TO DO
Please, without the pictures, retype exactly the lines from the start of the material through the line that holds "men_a_hi = [1.02, 1.00, 1.27, 1.27, 1.02, 0.62]".

SUPPLIED MATERIAL
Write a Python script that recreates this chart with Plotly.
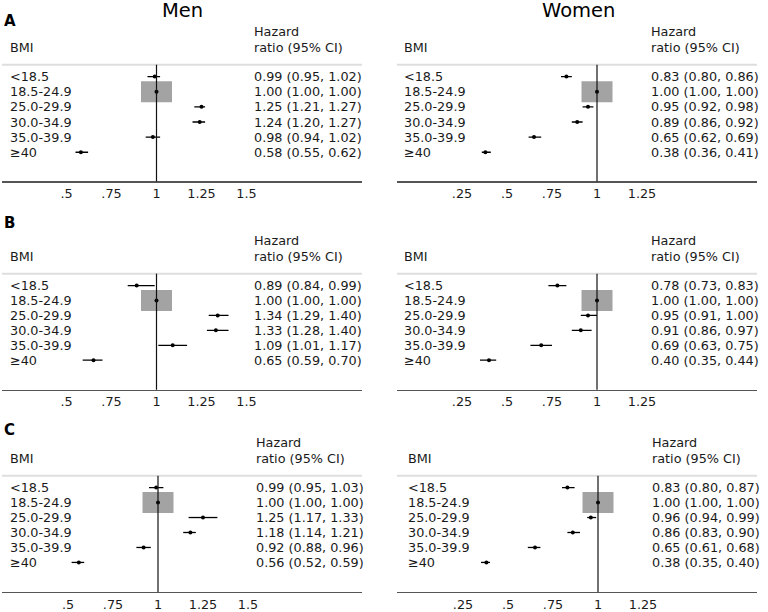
import plotly.graph_objects as go

# ---------------- data ----------------
bmi_groups = ["<18.5", "18.5-24.9", "25.0-29.9", "30.0-34.9", "35.0-39.9", "≥40"]
reference_index = 1

men_a_hr = [0.99, 1.00, 1.25, 1.24, 0.98, 0.58]
men_a_lo = [0.95, 1.00, 1.21, 1.20, 0.94, 0.55]
men_a_hi = [1.02, 1.00, 1.27, 1.27, 1.02, 0.62]

women_a_hr = [0.83, 1.00, 0.95, 0.89, 0.65, 0.38]
women_a_lo = [0.80, 1.00, 0.92, 0.86, 0.62, 0.36]
women_a_hi = [0.86, 1.00, 0.98, 0.92, 0.69, 0.41]

men_b_hr = [0.89, 1.00, 1.34, 1.33, 1.09, 0.65]
men_b_lo = [0.84, 1.00, 1.29, 1.28, 1.01, 0.59]
men_b_hi = [0.99, 1.00, 1.40, 1.40, 1.17, 0.70]

women_b_hr = [0.78, 1.00, 0.95, 0.91, 0.69, 0.40]
women_b_lo = [0.73, 1.00, 0.91, 0.86, 0.63, 0.35]
women_b_hi = [0.83, 1.00, 1.00, 0.97, 0.75, 0.44]

men_c_hr = [0.99, 1.00, 1.25, 1.18, 0.92, 0.56]
men_c_lo = [0.95, 1.00, 1.17, 1.14, 0.88, 0.52]
men_c_hi = [1.03, 1.00, 1.33, 1.21, 0.96, 0.59]

women_c_hr = [0.83, 1.00, 0.96, 0.86, 0.65, 0.38]
women_c_lo = [0.80, 1.00, 0.94, 0.83, 0.61, 0.35]
women_c_hi = [0.87, 1.00, 0.99, 0.90, 0.68, 0.40]

men_ticks = [0.5, 0.75, 1.0, 1.25, 1.5]
men_tick_labels = [".5", ".75", "1", "1.25", "1.5"]
women_ticks = [0.25, 0.5, 0.75, 1.0, 1.25]
women_tick_labels = [".25", ".5", ".75", "1", "1.25"]

col_titles = ["Men", "Women"]
panel_letters = ["A", "B", "C"]
header_left = "BMI"
header_right_1 = "Hazard"
header_right_2 = "ratio (95% CI)"

# ---------------- layout geometry (pixels) ----------------
W, H = 768, 612
PX_PER_UNIT = 180.0
FONT = "DejaVu Sans"
FS = 12.8
TXT = "#1a1a1a"

# vertical layout per panel row: first row y, last row y, axis y, letter y
rows_geom = [
    dict(r1=77.0, r6=153.0, axis=182.3, letter=21.0),
    dict(r1=287.0, r6=362.0, axis=391.7, letter=224.0),
    dict(r1=490.0, r6=565.2, axis=595.0, letter=432.0),
]
# horizontal layout per column: axis domain, x of HR=1, text columns
cols_geom = [
    [dict(d0=2, d1=362, one=156.5, left=8, right=252),
     dict(d0=2, d1=362, one=156.5, left=8, right=252),
     dict(d0=2, d1=362, one=158.0, left=8, right=254)],
    [dict(d0=397, d1=757, one=597.0, left=402, right=649),
     dict(d0=397, d1=757, one=597.0, left=402, right=649),
     dict(d0=397, d1=757, one=598.0, left=406, right=650)],
]

series = [
    [(men_a_hr, men_a_lo, men_a_hi), (women_a_hr, women_a_lo, women_a_hi)],
    [(men_b_hr, men_b_lo, men_b_hi), (women_b_hr, women_b_lo, women_b_hi)],
    [(men_c_hr, men_c_lo, men_c_hi), (women_c_hr, women_c_lo, women_c_hi)],
]


def px_x(p):
    return p / W


def px_y(p):
    return 1 - p / H


fig = go.Figure()
annotations = []
shapes = []
layout_axes = {}

idx = 0
for ri, rg in enumerate(rows_geom):
    sp = (rg["r6"] - rg["r1"]) / 5.0
    sep_py = rg["r1"] - 12.0
    r_top = 1 + (sep_py - rg["r1"]) / sp
    r_bot = 1 + (rg["axis"] - rg["r1"]) / sp
    for ci in range(2):
        idx += 1
        cg = cols_geom[ci][ri]
        xa = "x" if idx == 1 else f"x{idx}"
        ya = "y" if idx == 1 else f"y{idx}"
        xkey = "xaxis" if idx == 1 else f"xaxis{idx}"
        ykey = "yaxis" if idx == 1 else f"yaxis{idx}"
        xmin = 1 - (cg["one"] - cg["d0"]) / PX_PER_UNIT
        xmax = xmin + (cg["d1"] - cg["d0"]) / PX_PER_UNIT
        ticks = men_ticks if ci == 0 else women_ticks
        tlabels = men_tick_labels if ci == 0 else women_tick_labels

        layout_axes[xkey] = dict(
            domain=[px_x(cg["d0"]), px_x(cg["d1"])], range=[xmin, xmax],
            anchor=ya, showgrid=False, zeroline=False, showline=True,
            linecolor="#555555", linewidth=1.2, ticks="",
            tickvals=ticks, ticktext=tlabels,
            tickfont=dict(family=FONT, size=FS, color=TXT), fixedrange=True,
        )
        layout_axes[ykey] = dict(
            domain=[px_y(rg["axis"]), px_y(sep_py)], range=[r_bot, r_top],
            anchor=xa, visible=False, showgrid=False, zeroline=False, fixedrange=True,
        )

        hr, lo, hi = series[ri][ci]
        rows = list(range(1, len(bmi_groups) + 1))

        # weight box for reference category
        box_w = 31.0 / PX_PER_UNIT
        box_h = 21.0 / sp
        fig.add_trace(go.Bar(
            x=[box_w], y=[rows[reference_index]], base=[hr[reference_index] - box_w / 2],
            orientation="h", width=[box_h], marker=dict(color="#a3a3a3", line=dict(width=0)),
            xaxis=xa, yaxis=ya, showlegend=False, hoverinfo="skip",
        ))
        # point estimates with CIs
        fig.add_trace(go.Scatter(
            x=hr, y=rows, mode="markers", xaxis=xa, yaxis=ya, showlegend=False,
            marker=dict(color="black", size=4, symbol="circle"),
            error_x=dict(type="data", symmetric=False,
                         array=[h - e for h, e in zip(hi, hr)],
                         arrayminus=[e - l for e, l in zip(hr, lo)],
                         width=0, thickness=1.3, color="black"),
            cliponaxis=False,
        ))

        # reference line at HR=1
        shapes.append(dict(type="line", xref=xa, yref=f"{ya} domain", x0=1, x1=1,
                           y0=0, y1=1, line=dict(color="#111111", width=1.2), layer="above"))
        # header separator
        shapes.append(dict(type="line", xref=f"{xa} domain", yref=f"{ya} domain",
                           x0=0, x1=1, y0=1, y1=1,
                           line=dict(color="#dedede", width=2), layer="below"))

        # row texts
        for r, g, e, l, h in zip(rows, bmi_groups, hr, lo, hi):
            annotations.append(dict(xref="paper", yref=ya, x=px_x(cg["left"]), y=r,
                                    xanchor="left", yanchor="middle", showarrow=False,
                                    text=g, font=dict(family=FONT, size=FS, color=TXT)))
            annotations.append(dict(xref="paper", yref=ya, x=px_x(cg["right"]), y=r,
                                    xanchor="left", yanchor="middle", showarrow=False,
                                    text=f"{e:.2f} ({l:.2f}, {h:.2f})",
                                    font=dict(family=FONT, size=FS, color=TXT)))
        # headers
        bmi_py = rg["r1"] - 29.0
        haz_py = rg["r1"] - 45.0
        annotations.append(dict(xref="paper", yref="paper", x=px_x(cg["left"]), y=px_y(bmi_py),
                                xanchor="left", yanchor="middle", showarrow=False, text=header_left,
                                font=dict(family=FONT, size=FS, color=TXT)))
        annotations.append(dict(xref="paper", yref="paper", x=px_x(cg["right"]), y=px_y(haz_py),
                                xanchor="left", yanchor="middle", showarrow=False, text=header_right_1,
                                font=dict(family=FONT, size=FS, color=TXT)))
        annotations.append(dict(xref="paper", yref="paper", x=px_x(cg["right"]), y=px_y(bmi_py),
                                xanchor="left", yanchor="middle", showarrow=False, text=header_right_2,
                                font=dict(family=FONT, size=FS, color=TXT)))

    # panel letter
    annotations.append(dict(xref="paper", yref="paper", x=px_x(2), y=px_y(rg["letter"]),
                            xanchor="left", yanchor="middle", showarrow=False,
                            text=f"<b>{panel_letters[ri]}</b>",
                            font=dict(family=FONT, size=15, color="black")))

# column titles
for title, cx in zip(col_titles, [182, 578]):
    annotations.append(dict(xref="paper", yref="paper", x=px_x(cx), y=px_y(10.5),
                            xanchor="center", yanchor="middle", showarrow=False, text=title,
                            font=dict(family=FONT, size=19.5, color="black")))

fig.update_layout(
    width=W, height=H, margin=dict(l=0, r=0, t=0, b=0),
    paper_bgcolor="white", plot_bgcolor="white",
    annotations=annotations, shapes=shapes, showlegend=False,
    **layout_axes,
)

fig.write_html(
    "out.html",
    config={"displayModeBar": False, "staticPlot": True},
    post_script="document.body.style.margin='0';document.body.style.padding='0';"
                "document.documentElement.style.overflow='hidden';",
)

ANSWER FOR THE TASK
Write a Python script that recreates this chart with Plotly.
import plotly.graph_objects as go

# ---------------- data ----------------
bmi_groups = ["<18.5", "18.5-24.9", "25.0-29.9", "30.0-34.9", "35.0-39.9", "≥40"]
reference_index = 1

men_a_hr = [0.99, 1.00, 1.25, 1.24, 0.98, 0.58]
men_a_lo = [0.95, 1.00, 1.21, 1.20, 0.94, 0.55]
men_a_hi = [1.02, 1.00, 1.27, 1.27, 1.02, 0.62]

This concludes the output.